This is a proposal about implementing vectorization of conditional statements using BOSCC(branches-on-superword-condition-codes).
Current LLVM's Loop vectorization deploy flattning of control flow where the guarded code is executed in all the paths with the help of predicate mask instructions. In many cases the execution of the instructions in all control paths is not optimal.

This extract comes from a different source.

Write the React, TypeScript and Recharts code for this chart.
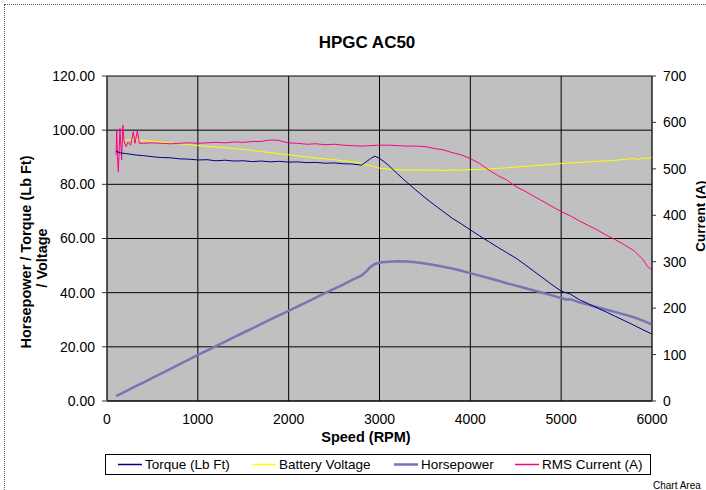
import React from 'react';
import { LineChart, Line, XAxis, YAxis, CartesianGrid } from 'recharts';

const xTicks = [0, 1000, 2000, 3000, 4000, 5000, 6000];
const leftTicks = [0, 20, 40, 60, 80, 100, 120];
const rightTicks = [0, 100, 200, 300, 400, 500, 600, 700];

const torqueRpm = [100, 150, 200, 300, 400, 500, 600, 700, 800, 900, 1000, 1100, 1200, 1300, 1400, 1500, 1600, 1700, 1800, 1900, 2000, 2100, 2200, 2300, 2400, 2500, 2600, 2700, 2800, 2850, 2900, 2950, 3000, 3050, 3100, 3200, 3300, 3400, 3500, 3600, 3700, 3800, 3900, 4000, 4100, 4200, 4300, 4400, 4500, 4600, 4700, 4800, 4900, 5000, 5050, 5100, 5200, 5300, 5400, 5500, 5600, 5700, 5800, 5900, 6000];
const torqueVals = [92.2, 91.6, 91.4, 90.9, 90.6, 90.2, 89.9, 89.8, 89.4, 89.3, 89.0, 89.1, 88.7, 88.9, 88.6, 88.7, 88.4, 88.6, 88.3, 88.5, 88.2, 88.3, 88.0, 88.1, 87.8, 87.9, 87.6, 87.5, 87.1, 88.2, 89.5, 90.4, 89.6, 88.4, 87.0, 83.8, 80.8, 77.9, 75.1, 72.5, 70.0, 67.5, 65.4, 63.2, 61.0, 58.9, 56.8, 54.8, 52.8, 50.4, 47.9, 45.4, 42.9, 40.6, 40.0, 39.5, 37.4, 35.9, 34.3, 32.8, 31.2, 29.6, 28.0, 26.3, 24.7];

const voltRpm = [140, 200, 300, 400, 500, 600, 700, 800, 900, 1000, 1100, 1200, 1300, 1400, 1500, 1600, 1700, 1800, 1900, 2000, 2100, 2200, 2300, 2400, 2500, 2600, 2700, 2800, 2900, 3000, 3100, 3200, 3300, 3400, 3500, 3600, 3700, 3800, 3900, 4000, 4100, 4200, 4300, 4400, 4500, 4600, 4700, 4800, 4900, 5000, 5100, 5200, 5300, 5400, 5500, 5600, 5700, 5800, 5850, 5900, 5950, 6000];
const voltVals = [96.6, 96.3, 96.5, 96.2, 95.9, 95.6, 95.3, 95.0, 94.7, 94.3, 94.0, 93.8, 93.5, 93.2, 92.9, 92.5, 92.1, 91.7, 91.3, 90.9, 90.5, 90.1, 89.7, 89.4, 89.1, 88.7, 88.3, 87.8, 86.8, 86.0, 85.6, 85.4, 85.3, 85.3, 85.2, 85.3, 85.1, 85.3, 85.2, 85.4, 85.5, 85.7, 85.9, 86.1, 86.4, 86.6, 86.9, 87.1, 87.4, 87.7, 87.9, 88.1, 88.3, 88.5, 88.7, 88.9, 89.2, 89.5, 89.2, 89.8, 89.5, 90.0];

const hpRpm = [100, 200, 300, 400, 500, 600, 700, 800, 900, 1000, 1100, 1200, 1300, 1400, 1500, 1600, 1700, 1800, 1900, 2000, 2100, 2200, 2300, 2400, 2500, 2600, 2700, 2800, 2850, 2900, 2950, 3000, 3100, 3200, 3300, 3400, 3500, 3600, 3700, 3800, 3900, 4000, 4100, 4200, 4300, 4400, 4500, 4600, 4700, 4800, 4900, 5000, 5050, 5100, 5200, 5300, 5400, 5500, 5600, 5700, 5800, 5900, 6000];
const hpVals = [1.8, 3.5, 5.2, 6.8, 8.5, 10.2, 11.9, 13.6, 15.3, 17.0, 18.6, 20.3, 21.9, 23.6, 25.2, 26.8, 28.5, 30.1, 31.7, 33.3, 34.9, 36.5, 38.2, 39.8, 41.4, 43.0, 44.7, 46.3, 47.7, 49.5, 50.6, 51.1, 51.4, 51.6, 51.5, 51.2, 50.8, 50.2, 49.6, 48.9, 48.1, 47.2, 46.3, 45.4, 44.5, 43.5, 42.6, 41.7, 40.8, 39.9, 39.0, 38.0, 37.5, 37.6, 36.4, 35.5, 34.6, 33.7, 32.8, 31.9, 30.9, 29.7, 28.3];

const ampRpm = [100, 107, 115, 125, 143, 161, 175, 187, 209, 235, 260, 290, 308, 334, 356, 400, 500, 600, 700, 800, 900, 1000, 1100, 1200, 1300, 1400, 1500, 1600, 1700, 1750, 1800, 1850, 1900, 1950, 2000, 2100, 2200, 2300, 2400, 2500, 2600, 2700, 2800, 2900, 3000, 3100, 3200, 3300, 3400, 3500, 3600, 3700, 3800, 3900, 4000, 4100, 4200, 4300, 4400, 4500, 4600, 4700, 4800, 4900, 5000, 5100, 5200, 5300, 5400, 5500, 5600, 5700, 5800, 5900, 5950, 6000];
const ampVals = [530, 584, 526, 494, 587, 519, 594, 560, 548, 558, 551, 580, 555, 582, 555, 555, 556, 555, 554, 555, 556, 555, 556, 557, 556, 558, 557, 559, 559, 561, 562, 562, 561, 558, 556, 555, 553, 554, 552, 553, 551, 550, 549, 550, 551, 551, 550, 549, 549, 548, 544, 541, 535, 530, 522, 512, 498, 486, 476, 462, 452, 441, 430, 419, 408, 399, 388, 378, 368, 357, 347, 336, 324, 305, 290, 282];

const pair = (xs: number[], ys: number[]) => xs.map((rpm, i) => ({ rpm, v: ys[i] }));

const FONT = 'Liberation Sans, Arial, sans-serif';
const HP_COLOR = '#7676B6';

const legendItems = [
  { name: 'Torque (Lb Ft)', color: '#000080', w: 1.5, x: 118 },
  { name: 'Battery Voltage', color: '#FFFF00', w: 1.5, x: 252 },
  { name: 'Horsepower', color: HP_COLOR, w: 2.5, x: 394 },
  { name: 'RMS Current (A)', color: '#FF0080', w: 1.5, x: 515 },
];

const App: React.FC = () => {
  const tick = { fill: '#000', fontSize: 14, fontFamily: FONT };
  return (
    <div style={{ position: 'absolute', left: 0, top: 0, width: 706, height: 490, overflow: 'hidden', background: '#fff' }}>
      <div style={{ position: 'absolute', left: 4, top: 4, width: 800, height: 600, border: '1px dotted #555' }} />
      <div style={{ position: 'absolute', left: 0, top: 0 }}>
        <LineChart width={706} height={490} margin={{ top: 76, right: 0, bottom: 0, left: 0 }}>
          <CartesianGrid yAxisId="left" stroke="#000" strokeWidth={1} fill="#C0C0C0" fillOpacity={1} />
          <XAxis
            type="number"
            dataKey="rpm"
            domain={[0, 6000]}
            ticks={xTicks}
            height={89}
            tickLine={false}
            tickSize={6}
            tickMargin={7}
            axisLine={{ stroke: '#000' }}
            tick={tick}
            allowDuplicatedCategory={false}
          />
          <YAxis
            yAxisId="left"
            domain={[0, 120]}
            ticks={leftTicks}
            width={107}
            tickSize={5}
            tickMargin={7}
            tickFormatter={(v: number) => v.toFixed(2)}
            axisLine={{ stroke: '#333' }}
            tickLine={{ stroke: '#333' }}
            tick={tick}
          />
          <YAxis
            yAxisId="right"
            orientation="right"
            domain={[0, 700]}
            ticks={rightTicks}
            width={54}
            tickSize={4}
            tickMargin={7}
            axisLine={{ stroke: '#333' }}
            tickLine={{ stroke: '#333' }}
            tick={tick}
          />
          <Line yAxisId="left" data={pair(hpRpm, hpVals)} dataKey="v" name="Horsepower" stroke={HP_COLOR} strokeWidth={2.5} dot={false} isAnimationActive={false} type="linear" />
          <Line yAxisId="left" data={pair(voltRpm, voltVals)} dataKey="v" name="Battery Voltage" stroke="#FFFF00" strokeWidth={1} dot={false} isAnimationActive={false} type="linear" />
          <Line yAxisId="right" data={pair(ampRpm, ampVals)} dataKey="v" name="RMS Current (A)" stroke="#FF0080" strokeWidth={1} dot={false} isAnimationActive={false} type="linear" />
          <Line yAxisId="left" data={pair(torqueRpm, torqueVals)} dataKey="v" name="Torque (Lb Ft)" stroke="#000080" strokeWidth={1} dot={false} isAnimationActive={false} type="linear" />
        </LineChart>
      </div>
      <svg width={706} height={490} style={{ position: 'absolute', left: 0, top: 0, pointerEvents: 'none' }} fontFamily={FONT}>
        <text x={367} y={42} textAnchor="middle" dominantBaseline="central" fontSize={17} fontWeight="bold">HPGC AC50</text>
        <text x={366} y={437} textAnchor="middle" dominantBaseline="central" fontSize={14.5} fontWeight="bold">Speed (RPM)</text>
        <text transform="translate(26,252) rotate(-90)" textAnchor="middle" dominantBaseline="central" fontSize={14.5} fontWeight="bold">Horsepower / Torque (Lb Ft)</text>
        <text transform="translate(42,258) rotate(-90)" textAnchor="middle" dominantBaseline="central" fontSize={14.5} fontWeight="bold">/ Voltage</text>
        <text transform="translate(700,216) rotate(-90)" textAnchor="middle" dominantBaseline="central" fontSize={13.5} fontWeight="bold">Current (A)</text>
        <rect x={105.5} y={454.5} width={545} height={20} fill="#fff" stroke="#000" strokeWidth={1} />
        {legendItems.map((it) => (
          <g key={it.name}>
            <line x1={it.x} x2={it.x + 24} y1={464.5} y2={464.5} stroke={it.color} strokeWidth={it.w} />
            <text x={it.x + 27} y={464.5} dominantBaseline="central" fontSize={13.5}>{it.name}</text>
          </g>
        ))}
        <text x={653} y={485} dominantBaseline="central" fontSize={10}>Chart Area</text>
      </svg>
    </div>
  );
};

export default App;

BOSCC inserts branches that skip a region if the predicate of the region entry evaluates to false.
Consider below loop:
for (unsigned i = 0; i < len; i++) { if (X[i]) { A[i] = B[i] + C[i]; } else { D[i] = E[i] * F[i]; } }
Existing LLVM Flatten Style Vectorization:
for (unsigned i = 0; i < len; i+=4) { VectorMask = (X[i,i+1,i+2,i+3] != <0,0,0,0>); FlipVectorMask = XOR VectorMask <true, true, true, true> Mask.Vector.Store.A[i,i+1,i+2,i+3] = Mask.Vector.Load.B[i,i+1,i+2,i+3] + Mask.Vector.Load.C[i,i+1,i+2,i+3]; // Based on VectorMask Mask.Vector.Store.D[i,i+1,i+2,i+3] = Mask.Vector.Load.E[i,i+1,i+2,i+3] * Mask.Vector.Load.F[i,i+1,i+2,i+3]; // Based on FlipVectorMask }
BOSCC Style Vectorization:
for (unsigned i = 0; i < len; i+=4) { VectorMask = (X[i,i+1,i+2,i+3] != <0,0,0,0>); VectorMaskScalar = VectorToScalarCast VectorMask; if (VectorMaskScalar) { Mask.Vector.Store.A[i,i+1,i+2,i+3] = Mask.Vector.Load.B[i,i+1,i+2,i+3] + Mask.Vector.Load.C[i,i+1,i+2,i+3]; // Based on VectorMask } FlipVectorMask = XOR VectorMask <true, true, true, true> FlipVectorMaskScalar = VectorToScalarCast FlipVectorMask; if (FlipVectorMaskScalar) { Mask.Vector.Store.D[i,i+1,i+2,i+3] = Mask.Vector.Load.E[i,i+1,i+2,i+3] * Mask.Vector.Load.F[i,i+1,i+2,i+3]; // Based on FlipVectorMask } }
Under this change we introduce the following:
1: BOSCCBlockPlanner : Facilitates to generate the required block layout for BOSCC blocks during VPlan.
2: New Recipes:
a: VPBranchOnBOSCCGuardSC : This recipe is responsible for generating the required conditional entry check on a vector block. b: VPBOSCCLiveOutRecipe : This recipe is responsible to generate PHI for the live out from the guarded vector blocks.